A força se agiganta quando recebe mensagens de apoio, molas propulsoras para a voz e o sorriso. Depois de preconceitos e bullyings sofridos ao longo do começo da jornada, agora tudo ganha nova textura. “São coisas que se convertem em força”.
Também em realidade e mais sonhos. A cantora sente que o instante-agora é o momento de começar do zero de novo, recomeçar tudo. Quer ocupar os grandes palcos e festivais do mundo levando a herança cearense. Cantar os dilemas, as questões sociais, a tristeza e a alegria. Manifestar o amor.
“Levar a representatividade do Ceará para onde quer que eu vá. E afirmar esse legado que já vem de Amelinha, Belchior, Fagner, Ednardo, de que nosso Estado produz grandes artistas. Não que eu esteja me colocando nesse patamar, mas como obra em construção para chegar lá. Quero gritar para o mundo, ‘O Ceará tem poder, tem excelência’”.
Nesta terça-feira (29), ela sai de Fortaleza para, novamente, gravar a participação no The Voice Brasil. Leva consigo a certeza de que tudo é possível. Talvez recorde daquele instante primeiro, Whitney Houston no karaokê. Imaginou onde chegaria?

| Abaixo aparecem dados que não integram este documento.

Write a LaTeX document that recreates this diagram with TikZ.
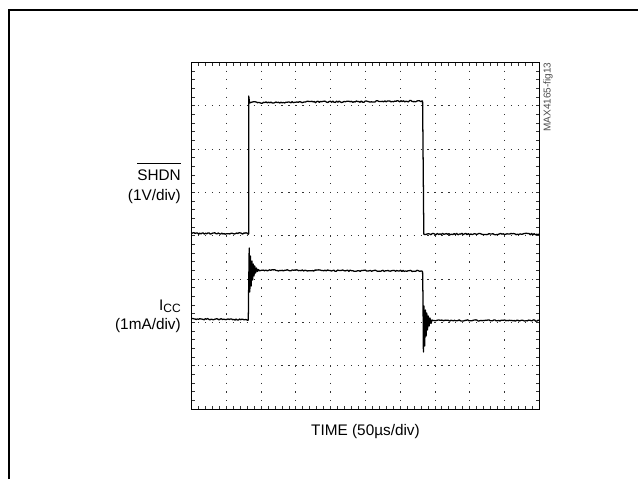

“É questão de acreditar em si – não importa de onde você vem, qual a sua origem, quem você é, o que você faz, o que você escolheu na vida. Muitas vezes as pessoas podem lhe julgar mal, falar mal dos seus trejeitos, da sua voz (que a sua voz é anormal, feminina demais). Mas, quando você começa o processo de auto-aceitação, ele tem efeitos incríveis. Isso gera uma admiração dos outros, sabe?”. Mirar no possível.